The Consumer Financial Protection Bureau on Tuesday hit Citigroup with $8 million in fines and restitution for allegedly selling credit card debt with inflated interest rates and failing to send consumer payments to debt buyers.
In a separate action, the CFPB ordered Citibank to comply with a New Jersey state court order to refund $11 million to consumers and forgo collecting another $34 million in credit card debts from 7,000 consumers.
Two debt collection firms that once worked for Citi — Solomon & Solomon in Albany, N.Y., and Faloni & Associates in Fairfield, N.J. — also were ordered to pay civil penalties for altering the dates and amounts of debt owed by consumers.
CFPB Director Richard Cordray said the agency's actions would help consumers who were "victimized by slipshod practices." The bureau is currently working on new rules for the debt collection market.
"Citibank sent inaccurate information to buyers when it sold off credit card debt and it also used law firms that altered court documents," Cordray said in a press release.
Jennifer Bombardier, a spokeswoman for Citibank, said in an email: "We are pleased to resolve these legacy issues which impacted a small percentage of customers in the U.S."
The CFPB said Citibank "broke the law" when it provided inaccurate and inflated annual percentage rate information on almost 130,000 charged-off credit card accounts that were sold to debt buyers from 2010 to mid-2013. Citibank overstated the APR on accounts that were sold to 16 different debt buyers.

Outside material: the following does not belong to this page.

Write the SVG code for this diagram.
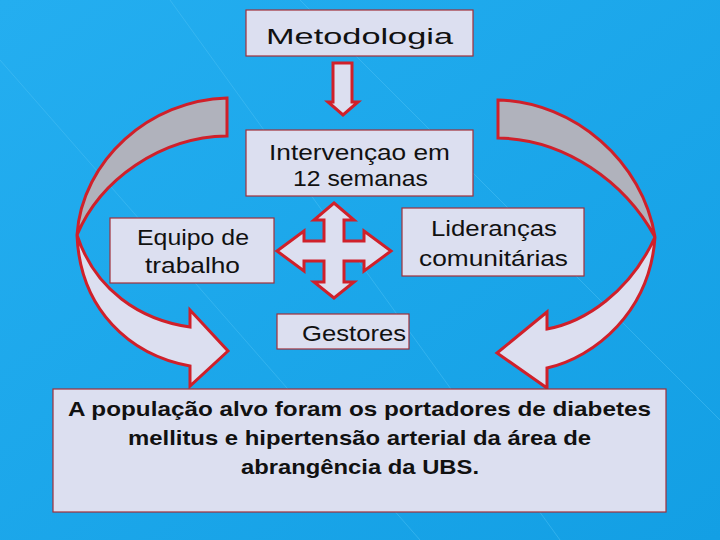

In some cases, Citi claimed the APR was 29% when it was actually zero, the CFPB said.
The debt buyers then used the inaccurate APR information, collecting $4.9 million from consumers. The CFPB ordered Citibank to refund $4.9 million to 2,100 consumers that made payments to debt buyers from February 1, 2010 to November 14, 2013. The New York bank also must pay a $3 million penalty to the CFPB's civil penalty fund.
Additionally, the CFPB said that Citibank delayed sending nearly $1 million in payments from 14,000 customers to debt buyers, in violation of the Dodd-Frank Act. Since the account balances were not updated, consumers were subjected to debt collection efforts even after they had already paid off their accounts.
Going forward, Citi cannot sell any debts that cannot be verified, the CFPB said. Citibank also has to give consumers information about the debt, including the name of the original creditor, the credit agreement and account statements. The New York bank must also include provisions in contracts with debt sellers prohibiting buyers from reselling the debt again, the agency said.
"Citibank cannot sell debts if it cannot provide documentation, if the consumers notified Citibank of identity theft or unauthorized use, if consumers allege in writing that they do not owe the amount claimed, or if the account is within 150 days of the end of the statute of limitations," the agency said in a press release.
Separately, the CFPB ordered two debt collection law firms to pay civil penalties for altering affidavits and the amount of debt allegedly owed in violation of the Fair Debt Collection Practices Act. Solomon & Solomon was ordered to pay a $65,000 penalty; Faloni & Associates must pay $15,000.
In May 2011, when Citibank learned that one of the law firms had altered affidavits, the bank stopped referring new credit card accounts to the firm. The CFPB did not impose civil penalties on Citibank because of its efforts to recompense harmed customers, the agency said.